Wired did a great job in their latest report “The Web Is Dead. Long Live The Internet“. A lot of the focus is on the growth of apps which we have written about before in “The Collective Brain App“, which talks about the potential for apps to elicit change in such a manner as to emulate a giant global brain.
In Wednesday’s article on the Synaptic Web, we again touch upon the importance of apps and concur with Wired’s assessment that they will play a major part in the future development of the Web.
However, looking at the graph that graces the Wired report, I have to say I am surprised by the growth of video on the Web. I had not expected it to be that much. I know television is very popular as is watching movies, but compared to social networking sites, watching videos seems such a passive, time-consuming activity.
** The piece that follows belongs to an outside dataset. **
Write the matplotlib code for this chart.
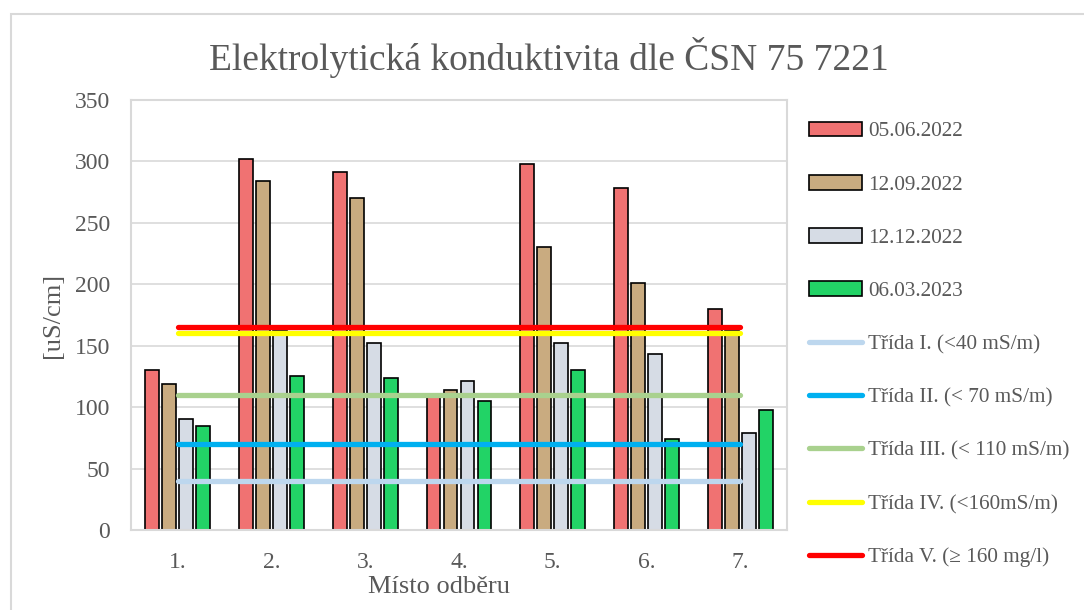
import matplotlib
matplotlib.use("Agg")
import matplotlib.pyplot as plt
from matplotlib.patches import Rectangle
import numpy as np

plt.rcParams['font.family'] = ['Liberation Serif', 'DejaVu Serif']

categories = ["1.", "2.", "3.", "4.", "5.", "6.", "7."]
series_names = ["05.06.2022", "12.09.2022", "12.12.2022", "06.03.2023"]
s_0506_2022 = [130, 302, 291, 108, 298, 278, 180]
s_1209_2022 = [119, 284, 270, 114, 230, 201, 162]
s_1212_2022 = [90, 162, 152, 121, 152, 143, 79]
s_0603_2023 = [85, 125, 124, 105, 130, 74, 98]
series_values = [s_0506_2022, s_1209_2022, s_1212_2022, s_0603_2023]
bar_colors = ["#F07272", "#C9AB80", "#D6DCE5", "#22D366"]

class_names = ["Třída I. (<40 mS/m)", "Třída II. (< 70 mS/m)", "Třída III. (< 110 mS/m)",
               "Třída IV. (<160mS/m)", "Třída V. (≥ 160 mg/l)"]
class_limits = [40, 70, 110, 160, 165]
class_colors = ["#BDD7EE", "#00B0F0", "#A9D18E", "#FFFF00", "#FF0000"]

TXT = "#595959"
GRID = "#D9D9D9"

fig = plt.figure(figsize=(10.84, 6.10), dpi=100)
fig.patches.append(Rectangle((11/1084, -0.1), 1.2, (610-14)/610 + 0.1, transform=fig.transFigure,
                             fill=False, edgecolor=GRID, linewidth=1.5))
ax = fig.add_axes([131/1084, 80/610, 656/1084, 430/610])

x = np.arange(len(categories))
stride = 0.181
width = 0.148
handles = []
for i, (vals, col, name) in enumerate(zip(series_values, bar_colors, series_names)):
    b = ax.bar(x + (i - 1.5) * stride, vals, width, color=col, edgecolor="black",
               linewidth=1.2, label=name, zorder=2)
    handles.append(b)
for lim, col, name in zip(class_limits, class_colors, class_names):
    ln, = ax.plot(x, [lim] * len(x), color=col, linewidth=3.8, solid_capstyle="round",
                  label=name, zorder=3)
    handles.append(ln)

ax.set_xlim(-0.5, 6.5)
ax.set_ylim(0, 350)
ax.set_yticks(range(0, 351, 50))
ax.set_xticks(x)
ax.set_xticklabels(categories)
ax.grid(axis="y", color=GRID, linewidth=1.2, zorder=0)
ax.set_axisbelow(True)
for s in ax.spines.values():
    s.set_color(GRID)
    s.set_linewidth(1.5)
ax.tick_params(axis="both", length=0, colors=TXT, labelsize=17)
ax.tick_params(axis="y", pad=15)
ax.tick_params(axis="x", pad=16)

ax.set_ylabel("[uS/cm]", color=TXT, fontsize=19)
ax.yaxis.set_label_coords(-(131 - 53) / 656, 0.5)
ax.set_xlabel("Místo odběru", color=TXT, fontsize=19)
ax.xaxis.set_label_coords((439 - 131) / 656, -(587 - 530) / 430)
ax.xaxis.label.set_va("center")
ax.yaxis.label.set_va("center")

fig.text(549/1084, 1 - 58/610, "Elektrolytická konduktivita dle ČSN 75 7221", ha="center",
         va="center", fontsize=27, color=TXT)

leg = fig.legend(handles=handles, loc="upper left", bbox_to_anchor=(800/1084, 1 - 113/610),
                 frameon=False, fontsize=15.3, labelcolor=TXT, handlelength=2.5,
                 handletextpad=0.3, labelspacing=1.57, borderaxespad=0)

fig.savefig("out.png", dpi=100)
I had thought of the Internet as an antidote to TV, not the TV experience by other means. Of course, the size of the pipes had been responsible for video really taking off, but with broadband becoming faster and faster, pumping large video files through downloads and streaming is also becoming more rapid.
In a part of Sweden, it is now possible to download a movie on a 40 Gbps connection in less than two seconds.
If this keeps on, we are going to end up with TVs with a computer attached in the same way we now have pocket-sized mobile computers with a phone in there somewhere.
The other surprising piece of evidence, to me at least considering the volume of e-mail I receive, is the decline both in volume and numbers of e-mail. It could mean one of two things: either the people who write to me haven’t got the message that e-mail is in decline, or video, peer-to-peer, web-based platforms and apps have become so incredibly huge in proportion. I suspect it is the latter.